• **Task data**:
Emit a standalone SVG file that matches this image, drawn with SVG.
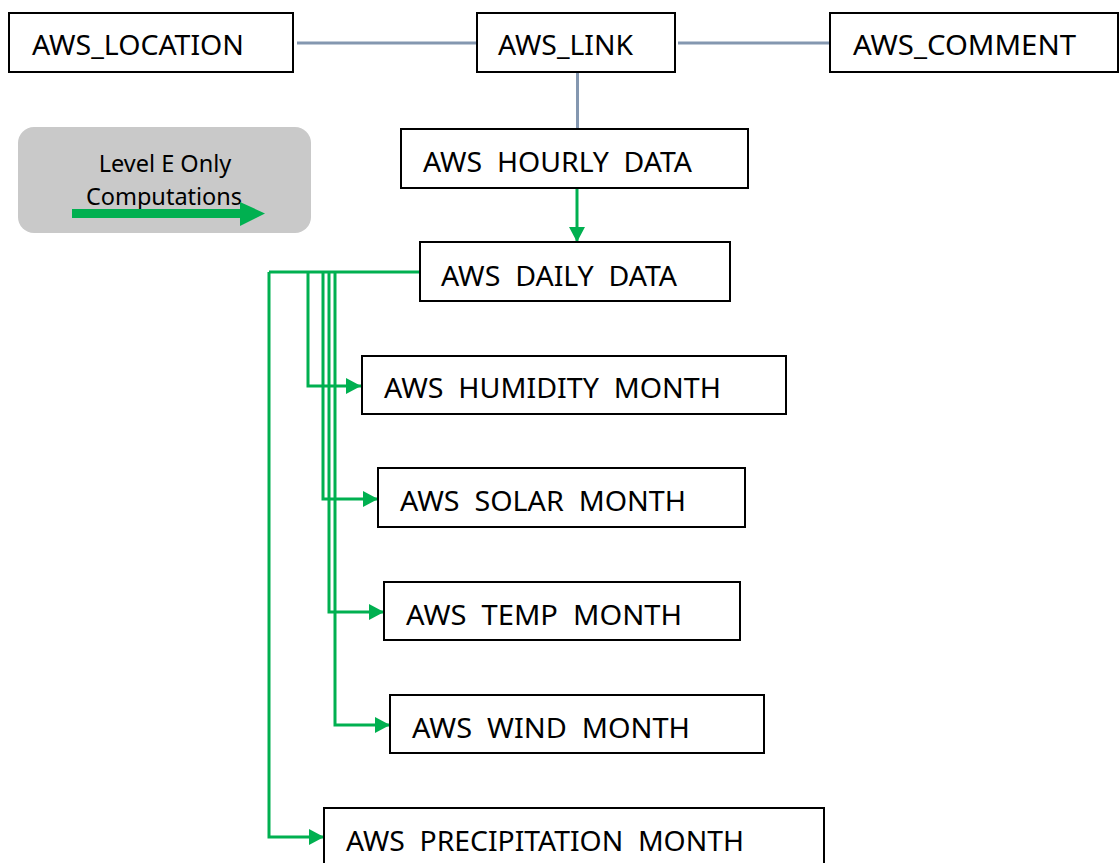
<svg xmlns="http://www.w3.org/2000/svg" width="1119" height="863" viewBox="0 0 1119 863">
<defs>
<style>
.box{fill:#fff;stroke:#000;stroke-width:2}
.t{font-family:"Noto Sans","Open Sans","Liberation Sans",sans-serif;font-size:28px;fill:#000;white-space:pre}
.lt{font-family:"Noto Sans","Open Sans","Liberation Sans",sans-serif;font-size:23.5px;fill:#000;text-anchor:middle}
.grey{fill:none;stroke:#8497b0;stroke-width:3}
.green{fill:none;stroke:#00b050;stroke-width:3}
</style>
<marker id="ah" markerUnits="userSpaceOnUse" markerWidth="16" markerHeight="16" refX="15" refY="8" orient="auto">
<path d="M0,0 L15,8 L0,16 Z" fill="#00b050"/>
</marker>
</defs>
<rect width="1119" height="863" fill="#fff"/>
<g id="connectors">
<path class="grey" d="M297,43 H477"/>
<path class="grey" d="M678,43 H830"/>
<path class="grey" d="M577.5,72 V129"/>
<path class="green" d="M577,188 V242" marker-end="url(#ah)"/>
<path class="green" d="M420,272 H269"/>
<path class="green" d="M308,272 V386 H361" marker-end="url(#ah)"/>
<path class="green" d="M323,272 V499 H378" marker-end="url(#ah)"/>
<path class="green" d="M329,272 V612 H384" marker-end="url(#ah)"/>
<path class="green" d="M335,272 V725 H390" marker-end="url(#ah)"/>
<path class="green" d="M269,272 V837 H324" marker-end="url(#ah)"/>
</g>
<g id="legend">
<rect x="18" y="127" width="293" height="106" rx="16" fill="#c9c9c9"/>
<text class="lt" x="165" y="172">Level E Only</text>
<text class="lt" x="164" y="205">Computations</text>
<path d="M72,213.5 H242" stroke="#00b050" stroke-width="9" fill="none"/>
<path d="M240,202 L265,213.5 L240,226 Z" fill="#00b050"/>
</g>
<g id="aws_location">
<rect class="box" x="9" y="13" width="284" height="59"/>
<text class="t" x="32" y="55" textLength="212" lengthAdjust="spacingAndGlyphs">AWS_LOCATION</text>
</g>
<g id="aws_link">
<rect class="box" x="477" y="13" width="198" height="59"/>
<text class="t" x="498" y="55" textLength="135" lengthAdjust="spacingAndGlyphs">AWS_LINK</text>
</g>
<g id="aws_comment">
<rect class="box" x="830" y="13" width="288" height="59"/>
<text class="t" x="853" y="55" textLength="223" lengthAdjust="spacingAndGlyphs">AWS_COMMENT</text>
</g>
<g id="aws_hourly_data">
<rect class="box" x="401" y="129" width="347" height="59"/>
<text class="t" x="423" y="172" textLength="269" lengthAdjust="spacingAndGlyphs">AWS  HOURLY  DATA</text>
</g>
<g id="aws_daily_data">
<rect class="box" x="420" y="242" width="310" height="59"/>
<text class="t" x="441" y="286" textLength="236" lengthAdjust="spacingAndGlyphs">AWS  DAILY  DATA</text>
</g>
<g id="aws_humidity_month">
<rect class="box" x="362" y="356" width="424" height="58"/>
<text class="t" x="384" y="398" textLength="337" lengthAdjust="spacingAndGlyphs">AWS  HUMIDITY  MONTH</text>
</g>
<g id="aws_solar_month">
<rect class="box" x="378" y="468" width="367" height="59"/>
<text class="t" x="400" y="511" textLength="286" lengthAdjust="spacingAndGlyphs">AWS  SOLAR  MONTH</text>
</g>
<g id="aws_temp_month">
<rect class="box" x="384" y="582" width="356" height="58"/>
<text class="t" x="406" y="625" textLength="276" lengthAdjust="spacingAndGlyphs">AWS  TEMP  MONTH</text>
</g>
<g id="aws_wind_month">
<rect class="box" x="390" y="695" width="374" height="58"/>
<text class="t" x="412" y="738" textLength="278" lengthAdjust="spacingAndGlyphs">AWS  WIND  MONTH</text>
</g>
<g id="aws_precipitation_month">
<rect class="box" x="324" y="808" width="500" height="70"/>
<text class="t" x="346" y="851" textLength="398" lengthAdjust="spacingAndGlyphs">AWS  PRECIPITATION  MONTH</text>
</g>
</svg>
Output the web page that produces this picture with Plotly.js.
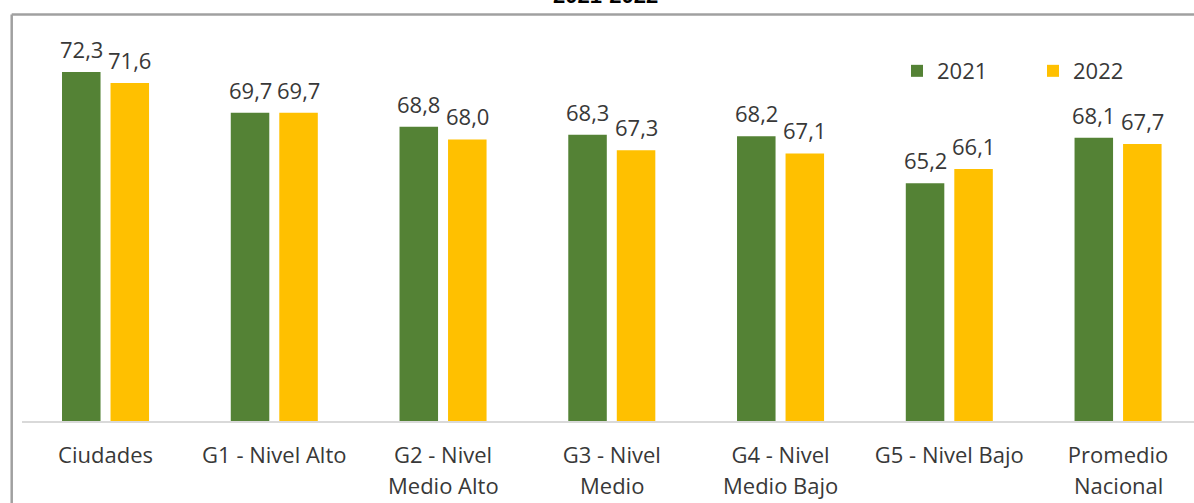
<!DOCTYPE html>
<html>
<head>
<meta charset="utf-8">
<script src="https://cdn.plot.ly/plotly-3.0.1.min.js"></script>
<style>html,body{margin:0;padding:0;background:#fff;}#chart{width:1194px;height:503px;}</style>
</head>
<body>
<div id="chart"></div>
<script>
var categories = ["Ciudades", "G1 - Nivel Alto", "G2 - Nivel Medio Alto", "G3 - Nivel Medio", "G4 - Nivel Medio Bajo", "G5 - Nivel Bajo", "Promedio Nacional"];
var tickLine1 = ["Ciudades", "G1 - Nivel Alto", "G2 - Nivel", "G3 - Nivel", "G4 - Nivel", "G5 - Nivel Bajo", "Promedio"];
var tickLine2 = ["", "", "Medio Alto", "Medio", "Medio Bajo", "", "Nacional"];
var values2021 = [72.3, 69.7, 68.8, 68.3, 68.2, 65.2, 68.1];
var values2022 = [71.6, 69.7, 68.0, 67.3, 67.1, 66.1, 67.7];
var seriesNames = ["2021", "2022"];

var colors = ["#548235", "#FFC000"];
var labelColor = "#383838";
var fontFam = "Open Sans, sans-serif";
function fmt(v){ return v.toFixed(1).replace('.', ','); }

var traces = [values2021, values2022].map(function(vals, i){
  return {
    type: 'bar', name: seriesNames[i], x: categories, y: vals,
    marker: {color: colors[i]}, hoverinfo: 'x+y'
  };
});

var annotations = [];
var slot = 48.5;
[values2021, values2022].forEach(function(vals, i){
  vals.forEach(function(v, j){
    annotations.push({
      x: categories[j], y: v, xref: 'x', yref: 'y',
      xshift: (i === 0 ? -1 : 1) * slot / 2,
      yanchor: 'bottom', yshift: 6, showarrow: false,
      text: fmt(v), font: {family: fontFam, size: 22, color: labelColor}
    });
  });
});
tickLine2.forEach(function(t, j){
  if (!t) return;
  annotations.push({
    x: categories[j], y: 0, xref: 'x', yref: 'paper',
    yanchor: 'top', yshift: -47, showarrow: false,
    text: t, font: {family: fontFam, size: 22, color: labelColor}
  });
});
annotations.push({
  x: (605 - 22) / 1172, y: 1, xref: 'paper', yref: 'paper',
  yanchor: 'bottom', yshift: 5, showarrow: false,
  text: '<b>2021-2022</b>', font: {family: 'Liberation Sans, Arial, sans-serif', size: 22, color: '#000'}
});

var layout = {
  width: 1194, height: 503,
  margin: {l: 22, r: 0, t: 15, b: 82, pad: 0},
  paper_bgcolor: '#fff', plot_bgcolor: '#fff',
  barmode: 'group', bargap: 0.425, bargroupgap: 0.206,
  showlegend: true,
  legend: {
    orientation: 'h', x: (897 - 22) / 1172, y: 0.862, xanchor: 'left', yanchor: 'middle',
    font: {family: fontFam, size: 22, color: labelColor},
    entrywidth: 91, entrywidthmode: 'pixels', bgcolor: 'rgba(0,0,0,0)'
  },
  xaxis: {
    type: 'category', range: [-0.495, 6.45], showgrid: false, zeroline: false,
    showline: true, linecolor: '#d9d9d9', linewidth: 2,
    tickmode: 'array', tickvals: categories, ticktext: tickLine1, ticks: '',
    ticklabelstandoff: 14,
    tickfont: {family: fontFam, size: 22, color: labelColor}, fixedrange: true
  },
  yaxis: {
    range: [50, 75.95], showgrid: false, zeroline: false, showline: false,
    showticklabels: false, ticks: '', fixedrange: true
  },
  annotations: annotations,
  shapes: [
    {type: 'line', xref: 'paper', yref: 'paper', x0: (11.7 - 22) / 1172, x1: 1.02, y0: 1.001, y1: 1.001,
     line: {color: '#a0a0a0', width: 2.5}},
    {type: 'line', xref: 'paper', yref: 'paper', x0: (11.7 - 22) / 1172, x1: (11.7 - 22) / 1172, y0: 1.001, y1: -0.3,
     line: {color: '#a0a0a0', width: 2.5}}
  ]
};

Plotly.newPlot('chart', traces, layout, {displayModeBar: false, staticPlot: true});
</script>
</body>
</html>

• **Task brief**: Above this task is a listing with pictures in it. Retype only the lines from the one containing "Output the web" through the one containing "return v.toFixed(1).replace('.', ',');", both included, and not the pictures.

• **Right answer**:
Output the web page that produces this picture with Plotly.js.
<!DOCTYPE html>
<html>
<head>
<meta charset="utf-8">
<script src="https://cdn.plot.ly/plotly-3.0.1.min.js"></script>
<style>html,body{margin:0;padding:0;background:#fff;}#chart{width:1194px;height:503px;}</style>
</head>
<body>
<div id="chart"></div>
<script>
var categories = ["Ciudades", "G1 - Nivel Alto", "G2 - Nivel Medio Alto", "G3 - Nivel Medio", "G4 - Nivel Medio Bajo", "G5 - Nivel Bajo", "Promedio Nacional"];
var tickLine1 = ["Ciudades", "G1 - Nivel Alto", "G2 - Nivel", "G3 - Nivel", "G4 - Nivel", "G5 - Nivel Bajo", "Promedio"];
var tickLine2 = ["", "", "Medio Alto", "Medio", "Medio Bajo", "", "Nacional"];
var values2021 = [72.3, 69.7, 68.8, 68.3, 68.2, 65.2, 68.1];
var values2022 = [71.6, 69.7, 68.0, 67.3, 67.1, 66.1, 67.7];
var seriesNames = ["2021", "2022"];

var colors = ["#548235", "#FFC000"];
var labelColor = "#383838";
var fontFam = "Open Sans, sans-serif";
function fmt(v){ return v.toFixed(1).replace('.', ','); }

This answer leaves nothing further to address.